Here, I thought a lot about my Great Uncle Pete, who climbed this mountain in 1974. The cave above, my next milestone, was where he turned his expedition around due to Mountain Sickness. I channeled that energy, thinking about how much worse he must have felt at that time, how my equipment today is also lighter and ultra-technology pumped to make my job as easy as possible.
I wanted to make the summit, so he could finally summit too. I carried a little note and picture of him in my pocket. That surely added a little pep to my step. Well, not so peppy, but you get the idea! I trudged on. Haha.
Getting to the cave was a sigh of relief, I felt like it meant I was basically there. For about 20 minutes, we refueled our bodies with juice, oreos and snickers. One highlight of the mountain, is you can eat all the cookies and chocolates you want, yippee!! My fruit pouch was frozen so I put it in a pocket closer to my body for later. We took out all the non-essentials from our backpack and left them here, to go as light as possible for the last stretch.
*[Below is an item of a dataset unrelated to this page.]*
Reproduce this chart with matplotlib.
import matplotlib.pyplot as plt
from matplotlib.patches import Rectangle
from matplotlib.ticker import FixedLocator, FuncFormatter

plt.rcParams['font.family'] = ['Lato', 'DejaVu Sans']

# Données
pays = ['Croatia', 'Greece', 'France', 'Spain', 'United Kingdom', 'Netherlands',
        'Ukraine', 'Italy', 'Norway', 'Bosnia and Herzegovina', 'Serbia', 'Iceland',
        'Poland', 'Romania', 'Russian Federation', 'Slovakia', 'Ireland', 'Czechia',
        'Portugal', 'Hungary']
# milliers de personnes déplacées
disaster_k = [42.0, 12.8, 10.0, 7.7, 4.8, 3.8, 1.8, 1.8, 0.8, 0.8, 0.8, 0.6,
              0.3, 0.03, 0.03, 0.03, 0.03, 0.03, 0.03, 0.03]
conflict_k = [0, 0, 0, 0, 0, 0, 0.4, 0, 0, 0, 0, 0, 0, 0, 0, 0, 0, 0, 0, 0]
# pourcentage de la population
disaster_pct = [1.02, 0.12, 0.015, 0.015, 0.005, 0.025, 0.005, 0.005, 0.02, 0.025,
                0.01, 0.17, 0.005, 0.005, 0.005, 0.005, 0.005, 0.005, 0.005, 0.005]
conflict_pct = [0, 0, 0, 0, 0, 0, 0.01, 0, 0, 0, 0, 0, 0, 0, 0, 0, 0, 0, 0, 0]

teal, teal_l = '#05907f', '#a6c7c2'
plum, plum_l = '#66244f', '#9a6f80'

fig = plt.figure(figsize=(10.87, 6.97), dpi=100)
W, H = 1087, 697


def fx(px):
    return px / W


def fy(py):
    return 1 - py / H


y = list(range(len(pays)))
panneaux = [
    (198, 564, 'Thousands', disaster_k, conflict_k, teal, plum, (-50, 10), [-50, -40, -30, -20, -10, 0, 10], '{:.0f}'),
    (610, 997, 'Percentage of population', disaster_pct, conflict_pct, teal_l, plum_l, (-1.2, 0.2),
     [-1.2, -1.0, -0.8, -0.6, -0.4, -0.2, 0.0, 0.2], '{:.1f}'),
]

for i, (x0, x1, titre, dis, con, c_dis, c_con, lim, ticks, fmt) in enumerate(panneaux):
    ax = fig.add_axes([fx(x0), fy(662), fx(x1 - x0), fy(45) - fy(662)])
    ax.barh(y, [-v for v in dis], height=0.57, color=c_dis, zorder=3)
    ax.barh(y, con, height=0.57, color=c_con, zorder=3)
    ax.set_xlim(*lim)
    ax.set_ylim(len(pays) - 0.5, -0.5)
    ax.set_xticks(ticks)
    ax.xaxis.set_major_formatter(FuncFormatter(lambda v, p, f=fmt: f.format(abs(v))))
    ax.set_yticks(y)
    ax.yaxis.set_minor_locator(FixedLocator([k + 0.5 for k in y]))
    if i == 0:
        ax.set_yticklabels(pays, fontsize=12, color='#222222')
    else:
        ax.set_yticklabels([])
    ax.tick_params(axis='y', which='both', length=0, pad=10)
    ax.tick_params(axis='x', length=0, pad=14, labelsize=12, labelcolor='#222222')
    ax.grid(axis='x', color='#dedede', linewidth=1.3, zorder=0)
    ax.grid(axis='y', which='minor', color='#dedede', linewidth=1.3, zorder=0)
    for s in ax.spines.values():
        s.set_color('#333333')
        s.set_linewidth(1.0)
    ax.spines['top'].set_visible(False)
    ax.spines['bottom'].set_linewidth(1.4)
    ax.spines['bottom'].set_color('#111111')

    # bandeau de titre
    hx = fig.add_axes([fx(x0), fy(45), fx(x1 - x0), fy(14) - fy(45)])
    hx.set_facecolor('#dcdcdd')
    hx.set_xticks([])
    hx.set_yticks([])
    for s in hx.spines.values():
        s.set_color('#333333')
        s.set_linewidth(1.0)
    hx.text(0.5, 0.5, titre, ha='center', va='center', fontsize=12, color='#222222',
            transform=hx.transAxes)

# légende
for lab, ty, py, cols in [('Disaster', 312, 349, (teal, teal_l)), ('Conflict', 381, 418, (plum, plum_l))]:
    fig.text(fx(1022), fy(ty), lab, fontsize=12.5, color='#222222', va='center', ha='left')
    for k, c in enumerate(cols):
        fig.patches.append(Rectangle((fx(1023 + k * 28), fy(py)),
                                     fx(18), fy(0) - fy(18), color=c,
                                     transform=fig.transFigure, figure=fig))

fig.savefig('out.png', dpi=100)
From the cave, there’s a snowy, icy climb for about an hour, until you reach the “Filo de guanaco” for another hour. Here, I knew the end was in sight, and I felt my steps lighter and my tummy fluttering with butterflies. It was all about to be true!!! True to Aconcagua form, the clouds were starting to form, so I knew it was just a matter of time before the mountain closed and the storm set in. I hurried, I wanted to beat the cloud. I wanted to see that view. I wanted to see the south ridge. And of course, I wanted to take a damn picture! Haha.
The last 20 meters, tears flowed from my eyes, until I reached the top and my heaving chest was overflowing with emotion. My glistening eyes darted from one side to the other, what does the world look like at 6962m / 22,842m?! I felt so blessed, so grateful. To see this world from that perspective is one that I appreciate with every ounce of my being. I was above the clouds, with the black, snow covered mountains below, the magnificent and admirable south face behind me… I may have been on top of the Americas… but I felt on top of this world.
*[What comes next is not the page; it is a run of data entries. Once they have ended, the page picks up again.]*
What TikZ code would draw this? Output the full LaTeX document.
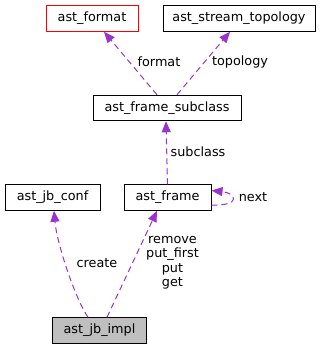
\documentclass[tikz,border=0pt]{standalone}
\usepackage{fontspec}
\setmainfont{DejaVu Sans}
\usetikzlibrary{arrows.meta}

\definecolor{edgepurple}{HTML}{9A32CD}
\definecolor{implgray}{HTML}{BFBFBF}

\tikzset{
  cls/.style={draw=black,line width=1pt,inner sep=0pt,minimum height=25.5pt,
    font=\fontsize{12.8}{14.5}\selectfont},
  uses/.style={edgepurple,line width=1pt,dash pattern=on 6pt off 4pt,
    -{Triangle[length=11pt,width=9pt]}},
  lbl/.style={font=\fontsize{12.8}{14.5}\selectfont,inner sep=0pt,align=center}
}

\begin{document}
\begin{tikzpicture}[x=1pt,y=-1pt]
  \useasboundingbox (0,0) rectangle (326,349);

  % classes
  \node[cls,draw=red,minimum width=92pt] (format) at (92,18.5) {ast\_format};
  \node[cls,minimum width=152pt] (topology) at (239,18.5) {ast\_stream\_topology};
  \node[cls,minimum width=148pt] (subclass) at (167,108) {ast\_frame\_subclass};
  \node[cls,minimum width=95pt] (jbconf) at (52.5,197.5) {ast\_jb\_conf};
  \node[cls,minimum width=87pt] (frame) at (167.5,197.5) {ast\_frame};
  \node[cls,fill=implgray,minimum width=94pt] (jbimpl) at (99.5,330.5) {ast\_jb\_impl};

  % member links
  \draw[uses] ([xshift=-10pt]subclass.north) -- ([xshift=12pt]format.south);
  \draw[uses] ([xshift=10pt]subclass.north) -- ([xshift=-9pt]topology.south);
  \draw[uses] (frame.north) -- ([xshift=-1pt]subclass.south);
  \draw[uses] ([yshift=-7.5pt]frame.east) .. controls (242,206) and (236,193) .. ([yshift=7pt]frame.east);
  \draw[uses] ([xshift=-11.5pt]jbimpl.north) .. controls (76,300) and (57,245) .. ([xshift=1.5pt]jbconf.south);
  \draw[uses] ([xshift=7.5pt]jbimpl.north) -- ([xshift=-10.5pt]frame.south);

  % link names
  \node[lbl] (lformat) at (159,62) {format};
  \node[lbl] (ltopology) at (240,62) {topology};
  \node[lbl] (lsubclass) at (198,152) {subclass};
  \node[lbl] (lnext) at (253,197) {next};
  \node[lbl] (lcreate) at (97,263) {create};
  \node[lbl] (lqueue) at (172.5,262.5) {remove\\put\_first\\put\\get};
\end{tikzpicture}
\end{document}
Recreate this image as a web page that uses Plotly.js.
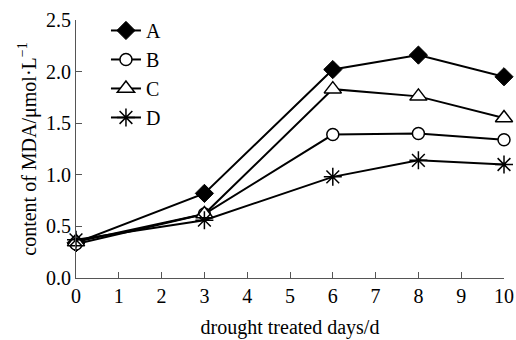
<!DOCTYPE html>
<html><head><meta charset="utf-8">
<script src="https://cdn.plot.ly/plotly-3.0.1.min.js"></script>
<style>html,body{margin:0;padding:0;background:#fff}#chart{width:516px;height:340px}</style>
</head><body><div id="chart"></div>
<script>
const days = [0, 3, 6, 8, 10];
const seriesA = [0.34, 0.82, 2.02, 2.16, 1.95];
const seriesB = [0.33, 0.62, 1.39, 1.40, 1.34];
const seriesC = [0.35, 0.62, 1.83, 1.76, 1.55];
const seriesD = [0.37, 0.56, 0.98, 1.14, 1.10];
const names = ['A', 'B', 'C', 'D'];
const xTicks = [0,1,2,3,4,5,6,7,8,9,10];
const yTicks = [0, 0.5, 1.0, 1.5, 2.0, 2.5];

const fam = '"Liberation Serif", "Times New Roman", serif';
const markers = [
  {symbol: 'diamond', size: 14, color: '#000', line: {color: '#000', width: 1}},
  {symbol: 'circle', size: 12, color: '#fff', line: {color: '#000', width: 1.5}},
  {symbol: 'triangle-up', size: 15, color: '#fff', line: {color: '#000', width: 1.5}},
  {symbol: 'asterisk-open', size: 15, color: '#000', line: {color: '#000', width: 1.5}}
];
const data = [seriesA, seriesB, seriesC, seriesD].map((ys, i) => ({
  x: days, y: ys, name: names[i], type: 'scatter', mode: 'lines+markers',
  legendgroup: names[i],
  line: {color: '#000', width: 2},
  marker: markers[i], cliponaxis: false
}));

const layout = {
  width: 516, height: 340,
  margin: {l: 76, r: 12, t: 20, b: 62, autoexpand: false},
  paper_bgcolor: '#fff', plot_bgcolor: '#fff',
  font: {family: fam, color: '#000', size: 20},
  showlegend: true,
  legend: {x: 0.07, y: 1.035, xanchor: 'left', yanchor: 'top', bgcolor: 'rgba(0,0,0,0)',
           font: {family: fam, size: 20, color: '#000'}, tracegroupgap: 0, traceorder: 'grouped'},
  xaxis: {
    range: [0, 10], tickvals: xTicks, ticktext: xTicks.map(String), automargin: false,
    ticks: 'inside', ticklen: 6, tickcolor: '#555', showline: true, linecolor: '#555', linewidth: 1,
    showgrid: false, zeroline: false, tickfont: {size: 20, family: fam},
    title: {text: 'drought treated days/d', font: {size: 20, family: fam}, standoff: 13}
  },
  yaxis: {
    range: [0, 2.5], tickvals: yTicks, ticktext: yTicks.map(v => v.toFixed(1)), automargin: false,
    ticks: 'inside', ticklen: 6, tickcolor: '#555', showline: true, linecolor: '#555', linewidth: 1,
    showgrid: false, zeroline: false, tickfont: {size: 20, family: fam},
    title: {text: 'content of MDA/μmol·L<sup>−1</sup>', font: {size: 20, family: fam}, standoff: 4}
  }
};
Plotly.newPlot('chart', data, layout, {displayModeBar: false, staticPlot: true});
</script></body></html>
For as proud as I felt that my legs, my body, my mind could push me to the top, upon arrival, the mountains reminded me what they always do. Indeed, we as a human race are truly amazing, but we are little pieces in this world.
Standing on top of the tallest mountain in the Western Hemisphere, I was a simple dot in the vastness of Mother Nature. It’s a beautifully humbling experience that puts me, and this world, in our respective places.
This world is perfect, nature is perfect, and I will continue to play my role in leaving a positive footprint. It gives me the drive to keep achieving, keep exploring, and keep adventuring.
A reminder that nature is bigger than us was the clouds creeping up. We took our pictures and I left a piece of my Uncle Pete in the little box on the top, letting him finally summit the mountain that was his dream. We boogied on down and the mountain closed during our climb down. We got back into camp, ate some food and I slept, so happy, until the next day.
A long goodbye
From Colera, we woke up the next morning and more leisurely took down camp so we could head back to basecamp, where we received hugs and inquiries about our summit from those who were eagerly looking up at the mountain and dreaming just like I was a week before. In the night, my friend Luciano, an amazing Aconcagua guide, gifted me a bottle of wine and we of course, we had pizza at the restaurant and chatted for hours before calling it a night. Ooooh, what a reward of the reward!!
From Basecamp, it’s a long 22 miles / 25 km back out of the valley. The last 2 hours, my toes started hurting, my legs stiffening up, and when we finally saw the car, it was almost as good as when I first saw the summit. Oh, thank the heavens.
Aconcagua, all I can say, is THANK YOU, for letting me see your summit!!!